Paul Chanel Malenfant, Voix et Images, numéro 48, printemps 1991, pages 555-556.

Aucune concession transcendantale ou spiritualiste dans le rigoureux recueil de Renaud Longchamps, L'Échelle des êtres, lequel poursuit, en un langage d'une rare gravité, ce travail de "sommation" sur la matière qui tient lieu du projet global de cette œuvre et qui culminait déjà dans son précédent livre, Légendes suivi de Sommation sur l'histoire. À juste titre, ce recueil avait mérité, en 1989, le prix Émile-Nelligan. Il faut, pour entrer dans l'univers suffocant de ce poète, un certain courage, voire de l'ascèse. Car ici, nulle issues existentielle ni embellie poétique. Toute substance est indifférente, tout mouvement est vain. C'est la gravité: elle gravite/dans la complète ignorance de la solitude (page 15). Le lecteur se trouve confronté au choc des évidences implacables, comme magnétisées les unes par les autres, érigées contre le vide. Lisons la suite: Je vis/et ça résout rien (page 16); La vie disparait/avant votre présence (page 17); Pour l'éternité/vous imaginez un mur/et son vide vertical (page 19); Mais le vide détermine la matière du vide! (page 21)... Irrésistible force de la redondance, ces aphorismes s'installent dans la mémoire; l'idée se fixe à elle-même devant l'hébétude du monde: Le présent avait trop de présence (page 30).
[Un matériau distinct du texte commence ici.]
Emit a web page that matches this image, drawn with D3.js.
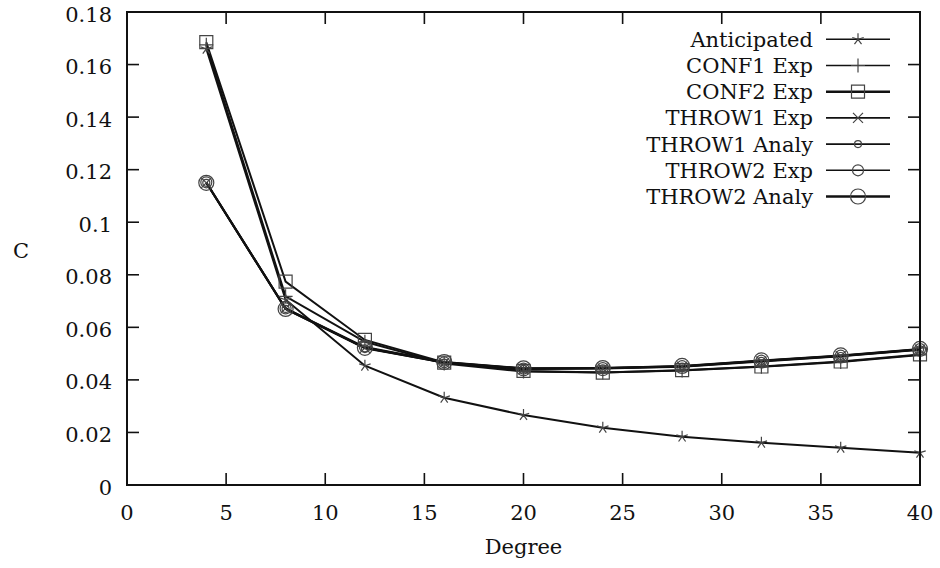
<!DOCTYPE html>
<html><head><meta charset="utf-8">
<script src="https://cdn.jsdelivr.net/npm/d3@7"></script>
<style>body{margin:0;background:#fff}svg{display:block}</style>
</head><body><svg id="c" width="940" height="568"></svg>
<script>
const degrees = [4, 8, 12, 16, 20, 24, 28, 32, 36, 40];
const anticipated = [0.166, 0.0705, 0.0454, 0.0332, 0.0266, 0.0218, 0.0184, 0.0161, 0.0142, 0.0123];
const conf1Exp   = [0.1675, 0.0718, 0.0545, 0.0462, 0.0432, 0.0428, 0.0436, 0.0450, 0.0468, 0.0495];
const conf2Exp   = [0.1685, 0.0774, 0.0552, 0.0466, 0.0434, 0.0428, 0.0437, 0.0451, 0.0470, 0.0497];
const throw1Exp  = [0.1150, 0.0672, 0.0522, 0.0465, 0.0441, 0.0443, 0.0450, 0.0470, 0.0490, 0.0515];
const throw1Analy= [0.1150, 0.0670, 0.0520, 0.0466, 0.0442, 0.0444, 0.0451, 0.0472, 0.0491, 0.0516];
const throw2Exp  = [0.1152, 0.0672, 0.0525, 0.0467, 0.0443, 0.0445, 0.0452, 0.0473, 0.0492, 0.0517];
const throw2Analy= [0.1150, 0.0670, 0.0522, 0.0468, 0.0444, 0.0445, 0.0453, 0.0474, 0.0493, 0.0518];
const seriesNames = ["Anticipated", "CONF1 Exp", "CONF2 Exp", "THROW1 Exp", "THROW1 Analy", "THROW2 Exp", "THROW2 Analy"];
const xTicks = [0, 5, 10, 15, 20, 25, 30, 35, 40];
const yTicks = [0, 0.02, 0.04, 0.06, 0.08, 0.1, 0.12, 0.14, 0.16, 0.18];
const yTickLabels = ["0", "0.02", "0.04", "0.06", "0.08", "0.1", "0.12", "0.14", "0.16", "0.18"];

const series = [
  {name: seriesNames[0], values: anticipated, marker: "star", lw: 1.6},
  {name: seriesNames[1], values: conf1Exp, marker: "plus", lw: 1.6},
  {name: seriesNames[2], values: conf2Exp, marker: "square", lw: 2.6},
  {name: seriesNames[3], values: throw1Exp, marker: "cross", lw: 1.6},
  {name: seriesNames[4], values: throw1Analy, marker: "circleS", lw: 1.6},
  {name: seriesNames[5], values: throw2Exp, marker: "circleM", lw: 1.6},
  {name: seriesNames[6], values: throw2Analy, marker: "circleL", lw: 2.6}
];

const FONT = "'DejaVu Serif', 'Liberation Serif', serif";
const FS = 21;
const svg = d3.select("#c");
const L = 127, R = 920, T = 12, B = 485;
const x = d3.scaleLinear().domain([0, 40]).range([L, R]);
const y = d3.scaleLinear().domain([0, 0.18]).range([B, T]);

function txt(g, xx, yy, s, anchor) {
  return g.append("text").attr("x", xx).attr("y", yy).attr("text-anchor", anchor)
    .attr("font-family", FONT).attr("font-size", FS).attr("fill", "#111").text(s);
}

function markerPath(type) {
  const p = d3.path();
  if (type === "star") {
    const r = 6;
    for (let k = 0; k < 5; k++) {
      const a = -Math.PI / 2 + k * 2 * Math.PI / 5;
      p.moveTo(0, 0); p.lineTo(r * Math.cos(a), r * Math.sin(a));
    }
  } else if (type === "plus") {
    p.moveTo(-7, 0); p.lineTo(7, 0); p.moveTo(0, -7); p.lineTo(0, 7);
  } else if (type === "square") {
    p.rect(-6.5, -6.5, 13, 13);
  } else if (type === "cross") {
    p.moveTo(-5, -5); p.lineTo(5, 5); p.moveTo(-5, 5); p.lineTo(5, -5);
  } else if (type === "circleS") {
    p.moveTo(3.5, 0); p.arc(0, 0, 3.5, 0, 2 * Math.PI);
  } else if (type === "circleM") {
    p.moveTo(5.5, 0); p.arc(0, 0, 5.5, 0, 2 * Math.PI);
  } else if (type === "circleL") {
    p.moveTo(7.5, 0); p.arc(0, 0, 7.5, 0, 2 * Math.PI);
  }
  return p.toString();
}

// ticks (inside, mirrored)
const tl = 12;
xTicks.forEach(v => {
  svg.append("line").attr("x1", x(v)).attr("x2", x(v)).attr("y1", B).attr("y2", B - tl).attr("stroke", "#111").attr("stroke-width", 1.6);
  svg.append("line").attr("x1", x(v)).attr("x2", x(v)).attr("y1", T).attr("y2", T + tl).attr("stroke", "#111").attr("stroke-width", 1.6);
  txt(svg, x(v), B + 34.5, String(v), "middle");
});
yTicks.forEach((v, i) => {
  svg.append("line").attr("x1", L).attr("x2", L + tl).attr("y1", y(v)).attr("y2", y(v)).attr("stroke", "#111").attr("stroke-width", 1.6);
  svg.append("line").attr("x1", R).attr("x2", R - tl).attr("y1", y(v)).attr("y2", y(v)).attr("stroke", "#111").attr("stroke-width", 1.6);
  txt(svg, L - 15, y(v) + 9.5, yTickLabels[i], "end");
});

// series
const line = d3.line().x((d, i) => x(degrees[i])).y(d => y(d));
series.forEach(s => {
  svg.append("path").attr("d", line(s.values)).attr("fill", "none").attr("stroke", "#111").attr("stroke-width", 2);
});
series.forEach(s => {
  const mp = markerPath(s.marker);
  svg.append("g").selectAll("path").data(s.values).join("path")
    .attr("transform", (d, i) => `translate(${x(degrees[i])},${y(d)})`)
    .attr("d", mp).attr("fill", "none").attr("stroke", "#444").attr("stroke-width", 1.2);
});

// legend
const lx = 813, ls1 = 826, ls2 = 890, ly0 = 39.3, ldy = 26.2;
const lg = svg.append("g");
series.forEach((s, i) => {
  const yy = ly0 + i * ldy;
  txt(lg, lx, yy + 7.5, s.name, "end");
  lg.append("line").attr("x1", ls1).attr("x2", ls2).attr("y1", yy).attr("y2", yy).attr("stroke", "#111").attr("stroke-width", s.lw);
  lg.append("path").attr("transform", `translate(${(ls1 + ls2) / 2},${yy})`).attr("d", markerPath(s.marker))
    .attr("fill", "none").attr("stroke", "#444").attr("stroke-width", 1.2);
});

// frame
svg.append("rect").attr("x", L).attr("y", T).attr("width", R - L).attr("height", B - T).attr("fill", "none").attr("stroke", "#111").attr("stroke-width", 2);

// axis labels
txt(svg, 21, 258, "C", "middle");
txt(svg, (L + R) / 2, 554, "Degree", "middle");
</script></body></html>
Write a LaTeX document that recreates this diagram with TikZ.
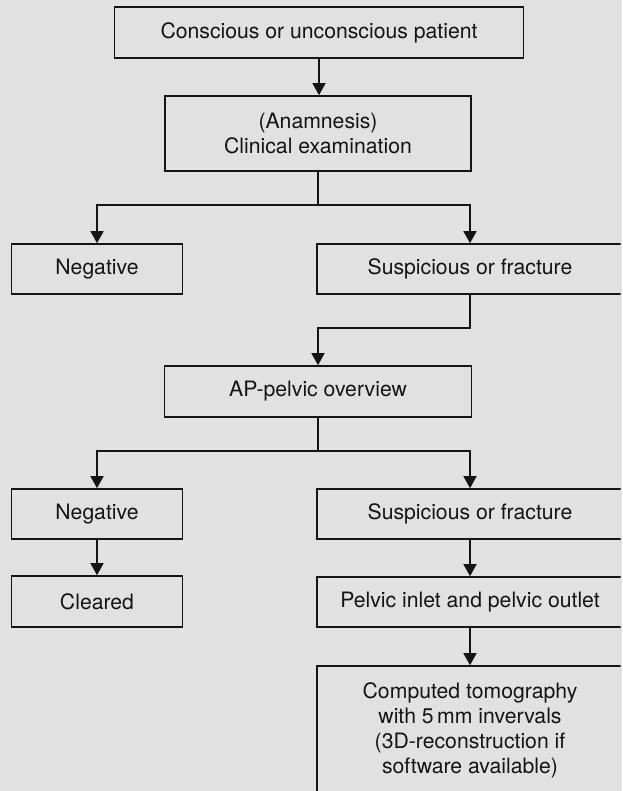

Pourtant la poésie conteste cet être là nauséeux des choses: L'univers serait l'anomalie/un trou pour le ver distrait du fruit (page 68). Elle refuse l'usure qui s'épuise à l'usure et la rétention des matières sur elles-mêmes. Mais déserte pour le vent/déserte et tu verras l'espace/revenir à l'espace/du vent (page 18). Elle s'insurge contre l'incompétence de l'histoire: et persiste l'histoire/inférieure à la vie (page 34), contre l'anomalie de la nature: Le fruit se fane. C'est la première inconduite (page 35). Mais nous sommes ici dans l'impossible "écologie du réel" puisque l'univers est un lieu d'effritement et de dissipation. En des temps de retour à des valeurs rassurantes, la pensée de Renaud Longchamps, malgré le défaitisme scientifique et historique qu'elle côtoie, me paraît nécessaire. Elle propose une pressante éthique de l'état d'alerte et de la légitime défense: J'irai vers la vie/dépouillée de la nature/Elle est ombre/et sans ombre tu ploies sous le poids/du nombre (page 61).

***

Jean-Éric Riopel, Sur la trace des dinosaures, La Poésie au Québec, revue critique 1990, Écrits des Forges, pages 91-92.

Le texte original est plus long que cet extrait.